=== MATERIAL PROVIDED ===

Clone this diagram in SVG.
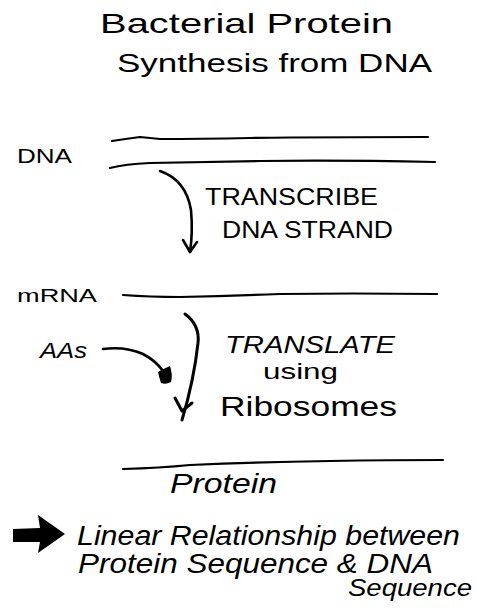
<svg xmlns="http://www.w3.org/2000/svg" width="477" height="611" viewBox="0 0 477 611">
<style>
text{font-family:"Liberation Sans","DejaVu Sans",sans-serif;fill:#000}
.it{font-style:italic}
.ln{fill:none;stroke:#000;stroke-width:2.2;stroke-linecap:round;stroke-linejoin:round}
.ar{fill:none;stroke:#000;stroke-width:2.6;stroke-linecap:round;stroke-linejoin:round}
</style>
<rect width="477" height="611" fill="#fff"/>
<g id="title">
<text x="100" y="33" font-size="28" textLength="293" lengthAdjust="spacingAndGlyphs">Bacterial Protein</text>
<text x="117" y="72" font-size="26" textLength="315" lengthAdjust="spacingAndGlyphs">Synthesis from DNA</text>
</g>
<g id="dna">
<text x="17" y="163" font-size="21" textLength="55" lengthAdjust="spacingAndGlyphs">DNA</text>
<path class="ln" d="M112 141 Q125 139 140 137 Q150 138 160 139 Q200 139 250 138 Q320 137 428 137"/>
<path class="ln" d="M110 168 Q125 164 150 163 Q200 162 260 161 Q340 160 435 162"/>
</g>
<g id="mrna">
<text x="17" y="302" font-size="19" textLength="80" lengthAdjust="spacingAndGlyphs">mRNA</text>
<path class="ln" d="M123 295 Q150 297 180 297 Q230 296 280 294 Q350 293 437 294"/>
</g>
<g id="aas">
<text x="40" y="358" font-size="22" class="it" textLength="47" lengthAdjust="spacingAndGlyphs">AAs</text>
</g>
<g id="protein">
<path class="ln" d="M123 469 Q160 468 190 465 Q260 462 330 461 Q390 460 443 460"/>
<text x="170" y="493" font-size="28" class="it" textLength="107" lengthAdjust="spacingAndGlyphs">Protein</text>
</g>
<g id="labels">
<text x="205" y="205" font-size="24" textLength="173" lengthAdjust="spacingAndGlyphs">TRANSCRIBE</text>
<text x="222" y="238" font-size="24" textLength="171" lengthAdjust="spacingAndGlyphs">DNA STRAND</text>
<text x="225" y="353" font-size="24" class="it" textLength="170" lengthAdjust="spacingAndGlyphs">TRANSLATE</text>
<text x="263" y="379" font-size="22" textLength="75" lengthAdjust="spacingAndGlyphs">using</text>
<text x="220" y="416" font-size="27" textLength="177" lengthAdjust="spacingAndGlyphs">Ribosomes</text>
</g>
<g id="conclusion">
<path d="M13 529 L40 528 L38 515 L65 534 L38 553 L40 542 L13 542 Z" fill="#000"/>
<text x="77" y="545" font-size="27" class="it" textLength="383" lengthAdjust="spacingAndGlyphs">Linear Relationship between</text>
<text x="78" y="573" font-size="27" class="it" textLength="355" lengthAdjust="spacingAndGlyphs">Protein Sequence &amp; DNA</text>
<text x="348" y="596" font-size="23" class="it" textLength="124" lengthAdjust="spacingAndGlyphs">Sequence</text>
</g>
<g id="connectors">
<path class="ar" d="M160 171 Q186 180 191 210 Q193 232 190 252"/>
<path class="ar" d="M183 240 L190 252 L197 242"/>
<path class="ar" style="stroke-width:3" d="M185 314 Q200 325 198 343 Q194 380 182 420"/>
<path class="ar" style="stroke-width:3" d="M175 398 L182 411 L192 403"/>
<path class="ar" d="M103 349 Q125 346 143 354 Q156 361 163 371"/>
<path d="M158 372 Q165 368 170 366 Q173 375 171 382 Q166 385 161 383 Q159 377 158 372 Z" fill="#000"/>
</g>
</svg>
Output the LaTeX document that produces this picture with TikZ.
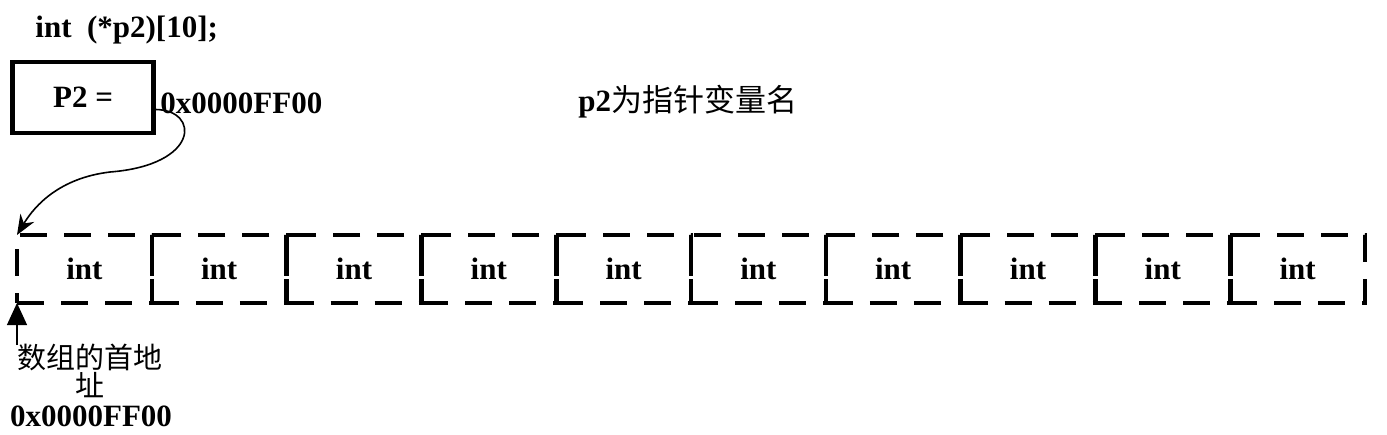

===

JOB => Print the complete listing exactly as it stands, without its pictures.

CORRECT OUTPUT =>
Clone this diagram in SVG.
<svg xmlns="http://www.w3.org/2000/svg" width="477" height="611" viewBox="0 0 477 611">
<style>
text{font-family:"Liberation Sans","DejaVu Sans",sans-serif;fill:#000}
.it{font-style:italic}
.ln{fill:none;stroke:#000;stroke-width:2.2;stroke-linecap:round;stroke-linejoin:round}
.ar{fill:none;stroke:#000;stroke-width:2.6;stroke-linecap:round;stroke-linejoin:round}
</style>
<rect width="477" height="611" fill="#fff"/>
<g id="title">
<text x="100" y="33" font-size="28" textLength="293" lengthAdjust="spacingAndGlyphs">Bacterial Protein</text>
<text x="117" y="72" font-size="26" textLength="315" lengthAdjust="spacingAndGlyphs">Synthesis from DNA</text>
</g>
<g id="dna">
<text x="17" y="163" font-size="21" textLength="55" lengthAdjust="spacingAndGlyphs">DNA</text>
<path class="ln" d="M112 141 Q125 139 140 137 Q150 138 160 139 Q200 139 250 138 Q320 137 428 137"/>
<path class="ln" d="M110 168 Q125 164 150 163 Q200 162 260 161 Q340 160 435 162"/>
</g>
<g id="mrna">
<text x="17" y="302" font-size="19" textLength="80" lengthAdjust="spacingAndGlyphs">mRNA</text>
<path class="ln" d="M123 295 Q150 297 180 297 Q230 296 280 294 Q350 293 437 294"/>
</g>
<g id="aas">
<text x="40" y="358" font-size="22" class="it" textLength="47" lengthAdjust="spacingAndGlyphs">AAs</text>
</g>
<g id="protein">
<path class="ln" d="M123 469 Q160 468 190 465 Q260 462 330 461 Q390 460 443 460"/>
<text x="170" y="493" font-size="28" class="it" textLength="107" lengthAdjust="spacingAndGlyphs">Protein</text>
</g>
<g id="labels">
<text x="205" y="205" font-size="24" textLength="173" lengthAdjust="spacingAndGlyphs">TRANSCRIBE</text>
<text x="222" y="238" font-size="24" textLength="171" lengthAdjust="spacingAndGlyphs">DNA STRAND</text>
<text x="225" y="353" font-size="24" class="it" textLength="170" lengthAdjust="spacingAndGlyphs">TRANSLATE</text>
<text x="263" y="379" font-size="22" textLength="75" lengthAdjust="spacingAndGlyphs">using</text>
<text x="220" y="416" font-size="27" textLength="177" lengthAdjust="spacingAndGlyphs">Ribosomes</text>
</g>
<g id="conclusion">
<path d="M13 529 L40 528 L38 515 L65 534 L38 553 L40 542 L13 542 Z" fill="#000"/>
<text x="77" y="545" font-size="27" class="it" textLength="383" lengthAdjust="spacingAndGlyphs">Linear Relationship between</text>
<text x="78" y="573" font-size="27" class="it" textLength="355" lengthAdjust="spacingAndGlyphs">Protein Sequence &amp; DNA</text>
<text x="348" y="596" font-size="23" class="it" textLength="124" lengthAdjust="spacingAndGlyphs">Sequence</text>
</g>
<g id="connectors">
<path class="ar" d="M160 171 Q186 180 191 210 Q193 232 190 252"/>
<path class="ar" d="M183 240 L190 252 L197 242"/>
<path class="ar" style="stroke-width:3" d="M185 314 Q200 325 198 343 Q194 380 182 420"/>
<path class="ar" style="stroke-width:3" d="M175 398 L182 411 L192 403"/>
<path class="ar" d="M103 349 Q125 346 143 354 Q156 361 163 371"/>
<path d="M158 372 Q165 368 170 366 Q173 375 171 382 Q166 385 161 383 Q159 377 158 372 Z" fill="#000"/>
</g>
</svg>
Output the LaTeX document that produces this picture with TikZ.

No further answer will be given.